### What is being asked
What is the number of lines in the entries that include the word "page"? Respond with the number only.

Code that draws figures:

━━━━━━━━━━

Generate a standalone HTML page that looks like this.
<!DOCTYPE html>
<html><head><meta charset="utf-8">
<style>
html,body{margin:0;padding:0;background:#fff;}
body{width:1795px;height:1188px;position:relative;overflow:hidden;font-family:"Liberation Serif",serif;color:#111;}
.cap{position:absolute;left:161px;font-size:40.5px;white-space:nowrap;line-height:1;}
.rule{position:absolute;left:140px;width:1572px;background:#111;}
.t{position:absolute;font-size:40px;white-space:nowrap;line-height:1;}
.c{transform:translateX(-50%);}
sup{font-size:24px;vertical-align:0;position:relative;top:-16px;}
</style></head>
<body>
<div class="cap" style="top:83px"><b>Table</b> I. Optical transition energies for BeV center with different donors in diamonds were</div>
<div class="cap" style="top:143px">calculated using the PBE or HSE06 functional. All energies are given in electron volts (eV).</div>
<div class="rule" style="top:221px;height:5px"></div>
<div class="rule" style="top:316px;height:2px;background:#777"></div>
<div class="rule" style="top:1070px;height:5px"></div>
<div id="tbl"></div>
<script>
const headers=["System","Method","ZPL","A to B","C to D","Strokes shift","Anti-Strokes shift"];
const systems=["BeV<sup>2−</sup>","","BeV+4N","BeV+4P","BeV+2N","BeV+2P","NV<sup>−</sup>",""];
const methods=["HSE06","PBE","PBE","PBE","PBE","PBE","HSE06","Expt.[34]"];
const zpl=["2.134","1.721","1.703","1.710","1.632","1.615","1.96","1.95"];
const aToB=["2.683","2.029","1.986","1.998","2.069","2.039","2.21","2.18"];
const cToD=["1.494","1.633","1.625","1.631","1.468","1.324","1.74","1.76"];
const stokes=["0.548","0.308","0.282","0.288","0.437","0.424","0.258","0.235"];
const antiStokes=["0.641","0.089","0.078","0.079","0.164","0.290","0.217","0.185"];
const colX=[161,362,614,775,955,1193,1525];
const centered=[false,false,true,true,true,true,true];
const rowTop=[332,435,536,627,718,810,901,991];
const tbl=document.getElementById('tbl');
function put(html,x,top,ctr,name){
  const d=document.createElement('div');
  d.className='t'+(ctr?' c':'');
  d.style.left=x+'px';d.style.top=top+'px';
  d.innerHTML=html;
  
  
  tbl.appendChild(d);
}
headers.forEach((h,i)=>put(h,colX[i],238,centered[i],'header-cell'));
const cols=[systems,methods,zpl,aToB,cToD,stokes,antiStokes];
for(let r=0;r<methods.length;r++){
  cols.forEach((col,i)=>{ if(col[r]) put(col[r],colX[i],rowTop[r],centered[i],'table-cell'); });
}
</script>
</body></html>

━━━━━━━━━━

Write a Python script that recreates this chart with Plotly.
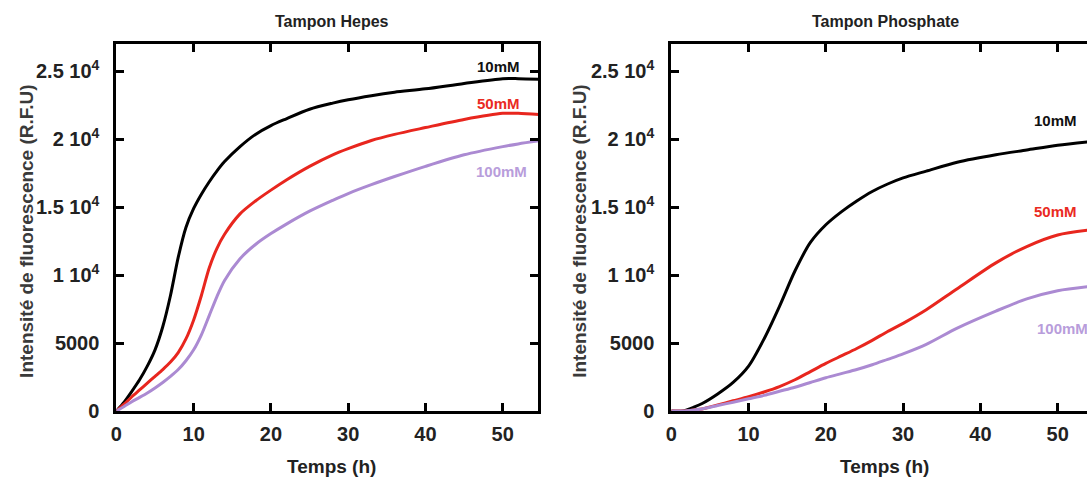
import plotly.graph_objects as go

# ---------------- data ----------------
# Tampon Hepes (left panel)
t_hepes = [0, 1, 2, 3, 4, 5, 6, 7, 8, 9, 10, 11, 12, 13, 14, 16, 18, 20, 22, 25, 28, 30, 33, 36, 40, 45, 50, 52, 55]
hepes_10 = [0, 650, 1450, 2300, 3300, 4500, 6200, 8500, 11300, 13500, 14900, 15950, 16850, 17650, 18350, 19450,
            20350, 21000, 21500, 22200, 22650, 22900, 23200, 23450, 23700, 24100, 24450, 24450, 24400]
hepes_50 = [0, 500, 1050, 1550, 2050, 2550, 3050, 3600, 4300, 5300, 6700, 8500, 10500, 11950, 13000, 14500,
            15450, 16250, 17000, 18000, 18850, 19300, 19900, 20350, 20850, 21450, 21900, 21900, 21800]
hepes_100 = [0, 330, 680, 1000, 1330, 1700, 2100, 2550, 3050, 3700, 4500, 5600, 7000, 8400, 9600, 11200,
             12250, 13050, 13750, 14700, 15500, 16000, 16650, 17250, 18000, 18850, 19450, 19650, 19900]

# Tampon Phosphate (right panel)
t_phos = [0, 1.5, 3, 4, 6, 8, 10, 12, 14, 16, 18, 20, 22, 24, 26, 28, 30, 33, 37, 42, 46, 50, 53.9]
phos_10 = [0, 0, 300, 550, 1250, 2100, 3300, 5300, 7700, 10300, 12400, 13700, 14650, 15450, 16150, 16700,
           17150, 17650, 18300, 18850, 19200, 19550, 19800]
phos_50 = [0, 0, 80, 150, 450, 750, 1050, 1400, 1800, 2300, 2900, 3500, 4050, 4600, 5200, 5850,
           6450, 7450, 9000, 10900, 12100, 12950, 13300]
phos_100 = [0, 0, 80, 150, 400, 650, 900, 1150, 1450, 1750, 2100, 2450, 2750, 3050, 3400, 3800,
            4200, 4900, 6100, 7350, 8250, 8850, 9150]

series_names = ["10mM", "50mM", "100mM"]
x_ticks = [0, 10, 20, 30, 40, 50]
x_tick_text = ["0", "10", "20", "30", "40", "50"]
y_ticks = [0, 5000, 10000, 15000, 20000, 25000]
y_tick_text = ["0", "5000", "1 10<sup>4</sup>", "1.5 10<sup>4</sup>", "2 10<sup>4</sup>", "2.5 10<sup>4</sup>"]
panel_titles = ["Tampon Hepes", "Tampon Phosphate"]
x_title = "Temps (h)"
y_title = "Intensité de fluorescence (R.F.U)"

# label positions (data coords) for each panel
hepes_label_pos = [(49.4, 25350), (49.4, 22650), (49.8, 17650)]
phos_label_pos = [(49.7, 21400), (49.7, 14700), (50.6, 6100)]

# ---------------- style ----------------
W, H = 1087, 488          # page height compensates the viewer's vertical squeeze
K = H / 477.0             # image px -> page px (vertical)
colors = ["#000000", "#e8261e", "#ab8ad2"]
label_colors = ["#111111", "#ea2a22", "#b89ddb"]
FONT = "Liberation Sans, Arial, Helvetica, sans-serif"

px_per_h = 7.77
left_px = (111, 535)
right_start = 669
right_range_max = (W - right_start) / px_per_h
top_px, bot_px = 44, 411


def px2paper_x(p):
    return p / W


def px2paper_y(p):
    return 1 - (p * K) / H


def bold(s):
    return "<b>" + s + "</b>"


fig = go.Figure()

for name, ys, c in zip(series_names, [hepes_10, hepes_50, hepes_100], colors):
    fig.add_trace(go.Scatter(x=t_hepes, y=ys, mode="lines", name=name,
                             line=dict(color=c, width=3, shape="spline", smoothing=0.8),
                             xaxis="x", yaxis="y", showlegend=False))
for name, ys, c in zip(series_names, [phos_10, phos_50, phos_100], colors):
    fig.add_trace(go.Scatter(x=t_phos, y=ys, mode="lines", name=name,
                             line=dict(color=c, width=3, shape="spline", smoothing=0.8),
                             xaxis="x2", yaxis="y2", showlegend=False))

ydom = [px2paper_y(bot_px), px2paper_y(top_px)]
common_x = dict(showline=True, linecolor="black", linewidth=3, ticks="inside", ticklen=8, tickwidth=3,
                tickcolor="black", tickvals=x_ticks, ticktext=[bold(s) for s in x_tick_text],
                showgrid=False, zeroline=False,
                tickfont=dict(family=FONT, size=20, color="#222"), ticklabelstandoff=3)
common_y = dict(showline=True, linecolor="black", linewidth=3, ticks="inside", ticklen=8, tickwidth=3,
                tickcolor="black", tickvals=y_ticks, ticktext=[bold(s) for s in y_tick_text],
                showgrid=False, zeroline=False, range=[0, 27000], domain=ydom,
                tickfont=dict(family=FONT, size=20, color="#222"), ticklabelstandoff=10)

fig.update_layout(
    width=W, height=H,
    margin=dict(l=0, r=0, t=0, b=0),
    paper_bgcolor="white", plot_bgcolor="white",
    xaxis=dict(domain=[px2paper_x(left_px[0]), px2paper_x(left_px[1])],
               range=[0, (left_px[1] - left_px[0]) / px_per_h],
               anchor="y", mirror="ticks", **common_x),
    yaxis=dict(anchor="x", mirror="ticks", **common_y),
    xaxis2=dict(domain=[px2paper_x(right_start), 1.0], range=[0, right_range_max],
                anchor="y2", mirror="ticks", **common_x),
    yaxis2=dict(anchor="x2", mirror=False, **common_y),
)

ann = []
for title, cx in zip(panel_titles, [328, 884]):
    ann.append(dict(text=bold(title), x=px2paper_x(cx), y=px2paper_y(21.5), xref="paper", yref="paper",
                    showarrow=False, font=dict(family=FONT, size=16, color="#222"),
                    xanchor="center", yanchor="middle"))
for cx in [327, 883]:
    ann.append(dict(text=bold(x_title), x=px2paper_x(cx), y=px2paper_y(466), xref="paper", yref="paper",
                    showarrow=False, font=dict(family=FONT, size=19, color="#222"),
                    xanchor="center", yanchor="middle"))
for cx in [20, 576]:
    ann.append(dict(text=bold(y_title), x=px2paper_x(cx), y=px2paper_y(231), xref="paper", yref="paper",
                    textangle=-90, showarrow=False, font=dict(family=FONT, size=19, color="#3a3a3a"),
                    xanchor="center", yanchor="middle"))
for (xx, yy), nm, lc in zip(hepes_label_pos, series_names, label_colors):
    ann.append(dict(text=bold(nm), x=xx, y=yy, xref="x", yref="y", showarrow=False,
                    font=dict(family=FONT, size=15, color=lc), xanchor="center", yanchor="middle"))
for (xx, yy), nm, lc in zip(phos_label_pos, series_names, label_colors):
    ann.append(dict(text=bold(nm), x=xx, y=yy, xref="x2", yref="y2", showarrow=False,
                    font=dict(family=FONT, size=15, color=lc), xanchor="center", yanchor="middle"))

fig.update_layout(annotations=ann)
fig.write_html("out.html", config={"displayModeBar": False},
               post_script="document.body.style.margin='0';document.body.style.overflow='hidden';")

━━━━━━━━━━

### Solution to the problem
3